Un contrito Calenda in abito scuro annuncia sui social la rottura con Renzi, scaricandogli una serie di responsabilità. L’ex premier per ora tace ma c’ò da scommettere che la fase Zen sia vicina alla fine

di Carlo Longo

In un lungo messaggio video sui social Carlo Calenda annuncia la rottura con Matteo Renzi e di fatto la fine di questo ennesimo progetto politico centrista: “Lo stop – ha detto il fondatore di Azione – deriva dalla scelta di Italia Viva di non votare un documento ieri che avevano dichiarato essere già letto e condiviso. Dietro tutto questo c’è solo un fatto: Renzi tornato alla guida di Italia Viva da pochi mesi non ha alcuna intenzione di liquidarla in un nuovo partito. Scelta legittima ma contrastante con le promesse fatte agli elettori. Dopo mesi di tira e molla ne abbiamo semplicemente preso atto. In un clima volutamente avvelenato da insulti personali da parte di Renzi e di quasi tutti gli esponenti di Italia Viva a Carlo Calenda“.

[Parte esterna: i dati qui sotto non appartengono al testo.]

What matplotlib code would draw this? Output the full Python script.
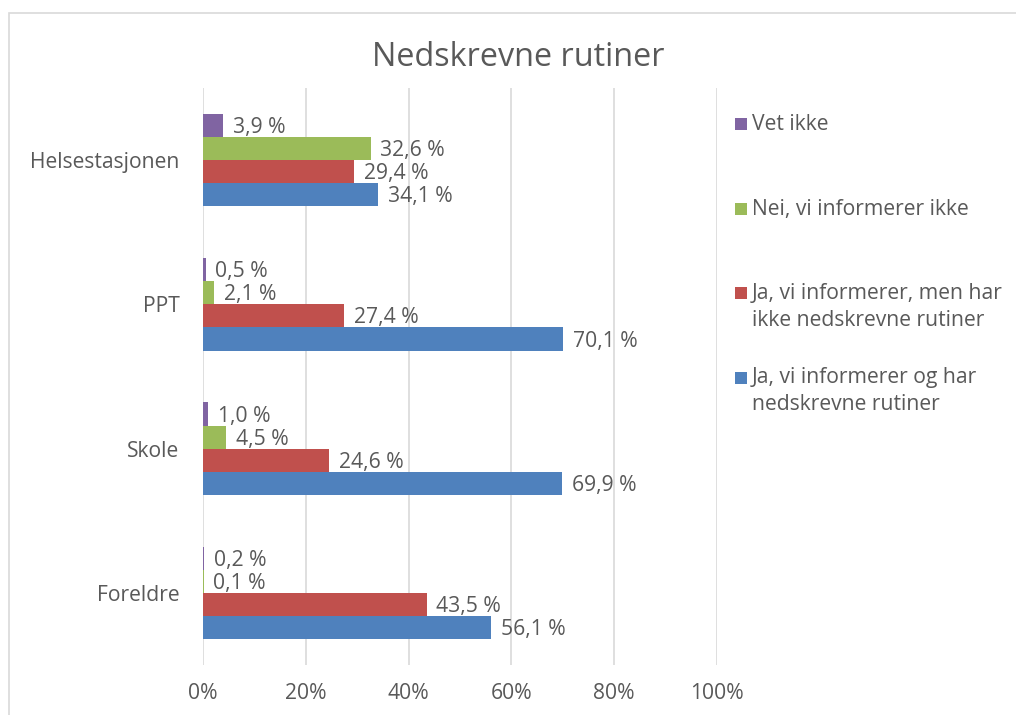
import matplotlib.pyplot as plt
from matplotlib.patches import Rectangle
import numpy as np

plt.rcParams['font.family'] = ['Open Sans', 'DejaVu Sans']

# kategorier (nederst forst, som i Excel)
kategorier = ['Foreldre', 'Skole', 'PPT', 'Helsestasjonen']

# serier, verdier i prosent
ja_har = [56.1, 69.9, 70.1, 34.1]
ja_ikke = [43.5, 24.6, 27.4, 29.4]
nei = [0.1, 4.5, 2.1, 32.6]
vet_ikke = [0.2, 1.0, 0.5, 3.9]

serier = [
    ('Ja, vi informerer og har\nnedskrevne rutiner', ja_har, '#4F81BD'),
    ('Ja, vi informerer, men har\nikke nedskrevne rutiner', ja_ikke, '#C0504D'),
    ('Nei, vi informerer ikke', nei, '#9BBB59'),
    ('Vet ikke', vet_ikke, '#8064A2'),
]

tekstfarge = '#595959'
gridfarge = '#D9D9D9'
fs = 15.2

W, H = 1016, 715
fig = plt.figure(figsize=(W/100, H/100), dpi=100)
ax = fig.add_axes([203/W, 1-665/H, 514/W, 577/H])

y = np.arange(len(kategorier))
h = 0.16
for i, (navn, verdier, farge) in enumerate(serier):
    pos = y - 1.5*h + i*h
    bars = ax.barh(pos, verdier, height=h, color=farge, label=navn, zorder=3)
    for b, v in zip(bars, verdier):
        ax.annotate(('%.1f %%' % v).replace('.', ','),
                    (b.get_width(), b.get_y() + b.get_height()/2),
                    xytext=(7, -1.5), textcoords='offset points',
                    va='center', ha='left', fontsize=fs, color=tekstfarge)

ax.set_xlim(0, 100)
ax.set_ylim(-0.5, len(kategorier) - 0.5)
ax.set_xticks(np.arange(0, 101, 20))
ax.set_xticklabels(['%d%%' % t for t in range(0, 101, 20)])
ax.set_yticks(y)
ax.set_yticklabels(kategorier)
ax.tick_params(length=0, labelsize=fs, labelcolor=tekstfarge)
ax.tick_params(axis='y', pad=17)
ax.tick_params(axis='x', pad=13)
ax.grid(axis='x', color=gridfarge, linewidth=1.2, zorder=0)
for s in ax.spines.values():
    s.set_visible(False)

# tittel
fig.text(518/W, 1-58/H, 'Nedskrevne rutiner', ha='center', va='center',
         fontsize=23.3, color=tekstfarge)

# legende (som i Excel: symbol ved forste linje, fast avstand)
for k, (navn, verdier, farge) in enumerate(serier[::-1]):
    yk = 124 + k*84.5
    fig.patches.append(Rectangle((735/W, 1-(yk+6)/H), 12/W, 12/H,
                                 transform=fig.transFigure,
                                 facecolor=farge, edgecolor='none'))
    fig.text(752/W, 1-(yk-10)/H, navn, ha='left', va='top', fontsize=fs,
             color=tekstfarge, linespacing=1.35)

# ramme rundt diagrammet
fig.patches.append(Rectangle((9/W, -0.1), 1.2, 1.1 - 13/H,
                             transform=fig.transFigure, fill=False,
                             edgecolor=gridfarge, linewidth=1.2))

fig.savefig('out.png', dpi=100)
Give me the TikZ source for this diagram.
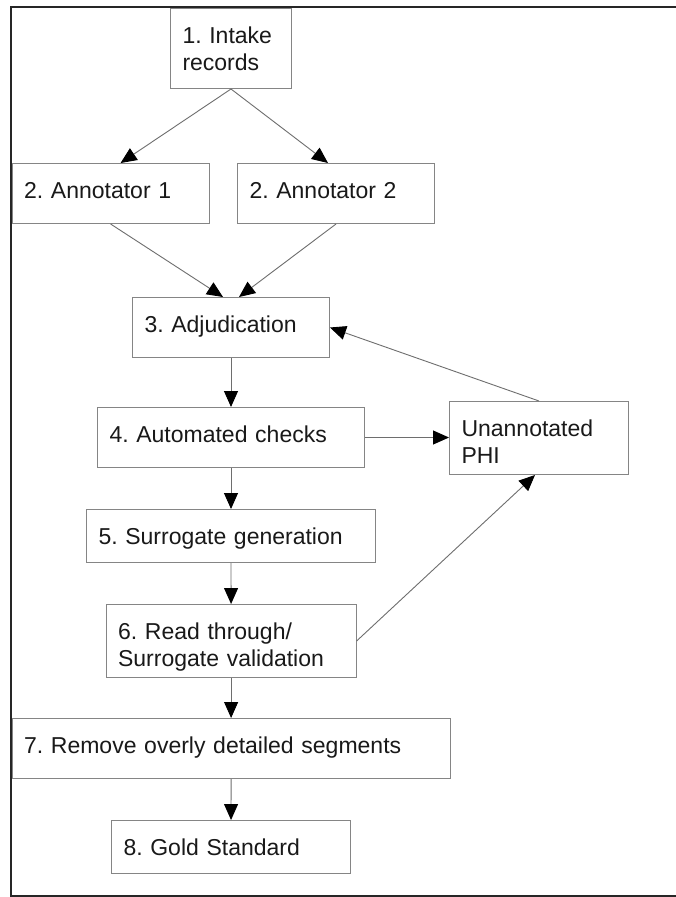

Per ora nessuna reazione da Renzi, che evidente continua nella sua fase Zen, cioè di una sorta di silenzio meditativo che si è autoimposto diceva per non accendere polemiche in una fase delicata. Anche se ora c’è da scommettere che dopo le parole di Calenda questa fase  Zen avrà vita assai breve.

La crisi per altro era nell’aria da settimane. Renzi e Calenda erano ai ferri corti da tempo. Una tensione che cresceva in vista del congresso che avrebbe dovuto condurre alla fusione dei due partiti, Italia Viva e Azione. La goccia che ha fatto traboccare il vaso è stata forse la scelta di Renzi di accettare la direzione del Riformista e forse, dicono alcune fonti, anche la malattia di Silvio Berlusconi che ha rimesso in moto una serie di ragionamenti anche tra gli ex di Forza Italia, Mara Carfagna e Maria Stella Gelimi in primis.

Mi sembra che nessuno voglia fare più niente. Calenda e Renzi alla fine non riescono a stare insieme e secondo me si spacca tutto” aveva rivelato profeticamente a Rainews una fonte di Italia Viva che aveva preferito rimanere anonima. Secondo i renziani “La vera ragione per cui Carlo è impazzito è che ha capito che qualcuno di noi vuole candidarsi contro di lui”. Luigi Marattin è il nome che circolava con insistenza quale possibile avversario del leader di Azione nella corsa alla segreteria del partito unico. Non solo. “Azione potrebbe perdere pezzi: Carfagna potrebbe lasciare” è stata la previsione di chi vede l’ex ministra del Mezzogiorno “pronta a tornare in FI”.

Viceversa, fonti di Azione avevano parlato di “tatticismi insopportabili da parte di Renzi. Il nodo è che Renzi, tornato a fare il segretario di IV, non vuole scioglierla e non vuole destinare il 2×1000 al nuovo partito. Il ragazzo sui soldi non scherza” è l’accusa di Azione, che però viene liquidata dai diretti interessati come “sciocchezze”.

In relazione all’accusa di tatticismi ha risposto il deputato di IV Davide Faraone: “Stiamo aspettando che Calenda convochi il tavolo di lavoro delle regole, stiamo aspettando che Calenda convochi il comitato politico, stiamo aspettando che Calenda spieghi come candidarsi al congresso. I tatticismi sono tutti di Calenda, non di Renzi”.

L’origine della discordia tra Renzi e Calenda sembra debba essere ricondotta, come dievamo, alla decisione di Renzi di assumere, dal prossimo 3 maggio, la direzione del Riformista. Sul punto Calenda esplicitamente lo ha invitato a desistere,  chiedendogli di  “non confondere” politica e informazione. Sul punto si è espresso anche il capogruppo di Azione alla Camera, Matteo Richetti, che ha esplicitamente detto:  “Deve decidere se fare politica o informazione”, ribadisce una volta di più Richetti.

Se Carlo ha cambiato idea, lo dica” aveva detto Renzi. “Per quanto concerne Azione – aveva risposto Calenda – la prospettiva di un partito dei liberal-democratici aperto e inclusivo resta l’unica via utile al paese. Va perseguita seriamente e rapidamente con i soggetti realmente interessati. Polemiche da cortile non ci interessano e non vi prenderemo parte”.

Parole, minacce, polemiche e stracci che volavano ad alzo zero. Fino all’uscita finale di un Calenda messosi in un formalissimo abito e cravatta blu per la sua reprimenda sui social. Le accuse non finiranno qui, il nuovo partito sembra invece giunto al capolinea. Come del resto tutte quelle esperienze partitiche che nel tempo hanno aspirato a conquista quest’area di mezzo che forse è più una fantasia politica che una realtà elettorale.